### TO BE DONE
Locate each line with the string "this" in the listing below and copy it.

START MATERIALS PROVIDED

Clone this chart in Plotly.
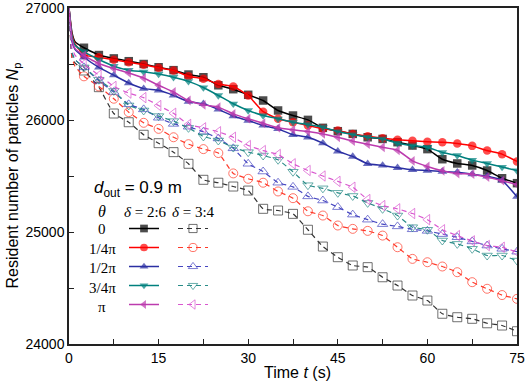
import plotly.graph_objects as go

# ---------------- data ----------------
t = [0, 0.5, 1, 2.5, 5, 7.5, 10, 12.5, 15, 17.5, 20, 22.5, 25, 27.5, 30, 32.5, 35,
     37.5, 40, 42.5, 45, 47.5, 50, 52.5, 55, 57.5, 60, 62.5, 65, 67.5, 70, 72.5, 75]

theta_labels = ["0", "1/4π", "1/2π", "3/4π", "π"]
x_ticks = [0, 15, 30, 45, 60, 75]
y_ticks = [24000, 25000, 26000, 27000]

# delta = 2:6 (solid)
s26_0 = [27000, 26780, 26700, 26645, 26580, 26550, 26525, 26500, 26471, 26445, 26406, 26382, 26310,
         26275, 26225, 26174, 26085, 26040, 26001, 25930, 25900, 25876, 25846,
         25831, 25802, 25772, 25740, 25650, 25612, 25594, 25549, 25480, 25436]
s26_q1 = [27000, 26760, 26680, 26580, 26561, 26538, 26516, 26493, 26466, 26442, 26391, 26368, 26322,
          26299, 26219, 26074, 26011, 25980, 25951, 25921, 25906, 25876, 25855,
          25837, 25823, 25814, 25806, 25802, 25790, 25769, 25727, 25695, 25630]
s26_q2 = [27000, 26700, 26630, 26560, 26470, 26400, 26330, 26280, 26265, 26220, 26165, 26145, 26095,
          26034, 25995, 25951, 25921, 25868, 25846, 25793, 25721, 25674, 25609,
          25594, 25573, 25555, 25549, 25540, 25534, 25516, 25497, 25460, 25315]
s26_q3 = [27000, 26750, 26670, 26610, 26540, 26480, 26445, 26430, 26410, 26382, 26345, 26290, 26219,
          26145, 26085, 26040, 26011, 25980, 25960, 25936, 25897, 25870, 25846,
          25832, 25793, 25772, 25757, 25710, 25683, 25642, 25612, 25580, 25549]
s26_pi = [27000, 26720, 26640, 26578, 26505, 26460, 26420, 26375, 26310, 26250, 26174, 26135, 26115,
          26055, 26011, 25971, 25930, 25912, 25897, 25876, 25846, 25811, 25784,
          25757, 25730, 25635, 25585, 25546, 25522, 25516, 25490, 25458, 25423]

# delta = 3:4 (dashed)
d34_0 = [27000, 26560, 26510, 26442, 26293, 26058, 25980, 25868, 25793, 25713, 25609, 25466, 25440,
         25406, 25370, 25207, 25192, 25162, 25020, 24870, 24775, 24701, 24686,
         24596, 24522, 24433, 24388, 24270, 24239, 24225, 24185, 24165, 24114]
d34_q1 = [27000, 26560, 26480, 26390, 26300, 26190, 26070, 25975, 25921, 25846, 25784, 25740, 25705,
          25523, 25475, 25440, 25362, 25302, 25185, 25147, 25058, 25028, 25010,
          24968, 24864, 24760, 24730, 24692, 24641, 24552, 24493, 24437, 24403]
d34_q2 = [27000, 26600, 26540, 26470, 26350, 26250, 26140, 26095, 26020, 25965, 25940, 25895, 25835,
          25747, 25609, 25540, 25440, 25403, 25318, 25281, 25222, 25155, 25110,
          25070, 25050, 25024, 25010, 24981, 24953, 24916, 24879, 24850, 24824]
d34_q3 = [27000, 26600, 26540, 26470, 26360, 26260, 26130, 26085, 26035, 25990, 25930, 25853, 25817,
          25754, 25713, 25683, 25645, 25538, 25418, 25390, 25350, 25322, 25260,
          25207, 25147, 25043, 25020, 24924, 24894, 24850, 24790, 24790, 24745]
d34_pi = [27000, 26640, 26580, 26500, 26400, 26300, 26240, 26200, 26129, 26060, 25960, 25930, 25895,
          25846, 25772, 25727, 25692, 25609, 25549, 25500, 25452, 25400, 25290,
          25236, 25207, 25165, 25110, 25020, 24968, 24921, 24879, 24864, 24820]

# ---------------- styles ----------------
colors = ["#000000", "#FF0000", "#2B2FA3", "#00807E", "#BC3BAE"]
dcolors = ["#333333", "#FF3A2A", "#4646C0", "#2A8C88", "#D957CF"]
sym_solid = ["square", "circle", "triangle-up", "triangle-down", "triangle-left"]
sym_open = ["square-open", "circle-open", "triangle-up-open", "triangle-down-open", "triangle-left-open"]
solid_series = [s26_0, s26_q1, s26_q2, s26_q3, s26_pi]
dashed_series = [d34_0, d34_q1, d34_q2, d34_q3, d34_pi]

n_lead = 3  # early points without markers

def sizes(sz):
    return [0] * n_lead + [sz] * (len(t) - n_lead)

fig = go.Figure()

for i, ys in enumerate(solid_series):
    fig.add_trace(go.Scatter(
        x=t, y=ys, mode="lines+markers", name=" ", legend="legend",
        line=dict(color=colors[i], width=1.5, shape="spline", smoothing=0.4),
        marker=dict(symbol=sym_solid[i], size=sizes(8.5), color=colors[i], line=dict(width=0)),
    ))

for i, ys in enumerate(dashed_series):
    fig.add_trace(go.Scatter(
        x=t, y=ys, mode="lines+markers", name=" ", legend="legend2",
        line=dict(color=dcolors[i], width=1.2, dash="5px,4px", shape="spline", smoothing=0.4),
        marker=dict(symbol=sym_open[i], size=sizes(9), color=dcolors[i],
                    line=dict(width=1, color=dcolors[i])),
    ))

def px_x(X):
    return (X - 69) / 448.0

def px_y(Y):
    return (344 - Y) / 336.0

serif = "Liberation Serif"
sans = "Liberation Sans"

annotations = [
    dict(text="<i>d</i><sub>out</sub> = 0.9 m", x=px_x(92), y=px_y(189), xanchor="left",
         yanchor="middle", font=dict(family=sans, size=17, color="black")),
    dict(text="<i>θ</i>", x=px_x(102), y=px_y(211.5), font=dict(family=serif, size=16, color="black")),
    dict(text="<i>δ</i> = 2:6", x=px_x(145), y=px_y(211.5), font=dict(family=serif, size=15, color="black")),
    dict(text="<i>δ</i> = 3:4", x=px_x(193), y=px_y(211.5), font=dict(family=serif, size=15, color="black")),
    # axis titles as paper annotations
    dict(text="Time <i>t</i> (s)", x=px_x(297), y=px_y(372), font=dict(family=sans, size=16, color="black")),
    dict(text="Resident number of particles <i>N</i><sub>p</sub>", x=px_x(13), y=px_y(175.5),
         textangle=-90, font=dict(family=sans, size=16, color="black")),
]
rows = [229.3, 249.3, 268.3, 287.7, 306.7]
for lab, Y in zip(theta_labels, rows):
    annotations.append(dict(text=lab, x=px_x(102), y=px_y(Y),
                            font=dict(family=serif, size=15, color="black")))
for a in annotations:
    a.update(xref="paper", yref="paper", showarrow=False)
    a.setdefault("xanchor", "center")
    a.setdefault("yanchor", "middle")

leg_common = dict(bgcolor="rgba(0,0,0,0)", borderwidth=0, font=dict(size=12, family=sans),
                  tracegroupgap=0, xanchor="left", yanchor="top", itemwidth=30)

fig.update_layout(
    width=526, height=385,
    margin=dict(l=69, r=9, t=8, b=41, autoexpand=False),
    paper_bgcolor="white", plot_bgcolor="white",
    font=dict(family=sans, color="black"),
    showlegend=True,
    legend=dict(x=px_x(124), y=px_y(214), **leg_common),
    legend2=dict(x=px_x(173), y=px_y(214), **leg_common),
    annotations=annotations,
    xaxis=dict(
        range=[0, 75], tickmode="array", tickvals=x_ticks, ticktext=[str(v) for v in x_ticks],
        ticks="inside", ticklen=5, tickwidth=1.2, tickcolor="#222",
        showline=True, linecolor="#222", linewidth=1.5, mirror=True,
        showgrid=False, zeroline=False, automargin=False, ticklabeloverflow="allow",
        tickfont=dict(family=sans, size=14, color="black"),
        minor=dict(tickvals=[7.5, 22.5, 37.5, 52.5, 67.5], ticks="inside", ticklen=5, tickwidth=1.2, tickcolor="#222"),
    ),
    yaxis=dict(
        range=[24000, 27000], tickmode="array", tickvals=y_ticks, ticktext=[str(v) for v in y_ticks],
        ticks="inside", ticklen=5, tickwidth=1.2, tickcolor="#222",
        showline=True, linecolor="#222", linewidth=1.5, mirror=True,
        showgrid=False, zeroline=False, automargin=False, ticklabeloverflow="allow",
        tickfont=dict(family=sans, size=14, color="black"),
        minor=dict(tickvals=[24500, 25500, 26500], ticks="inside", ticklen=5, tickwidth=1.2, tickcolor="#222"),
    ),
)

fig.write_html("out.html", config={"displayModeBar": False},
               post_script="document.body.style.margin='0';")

END MATERIALS PROVIDED
START MATERIALS PROVIDED

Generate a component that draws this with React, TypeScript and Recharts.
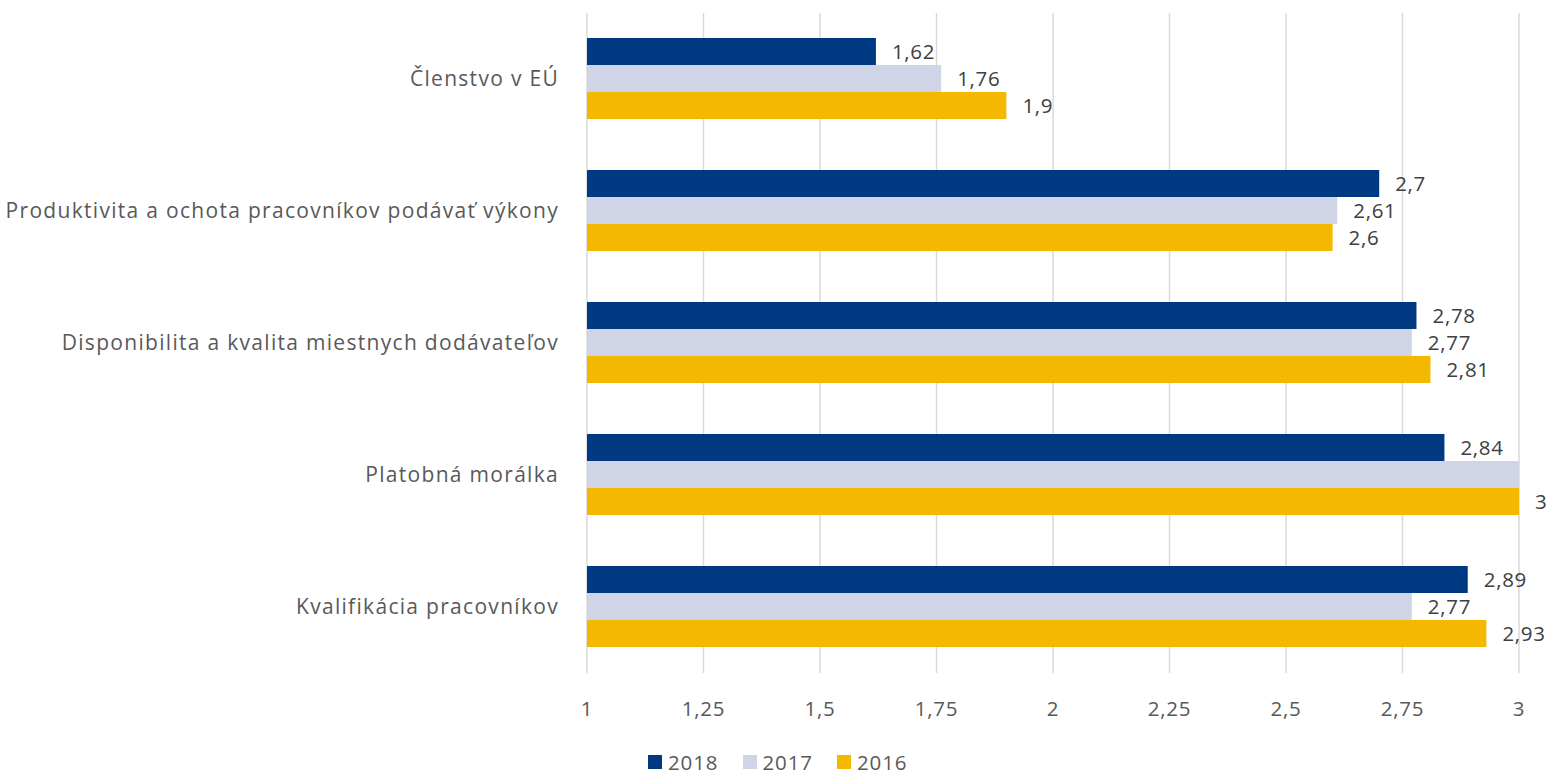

END MATERIALS PROVIDED

### ANSWER TO THE PROBLEM
Clone this chart in Plotly.
Generate a component that draws this with React, TypeScript and Recharts.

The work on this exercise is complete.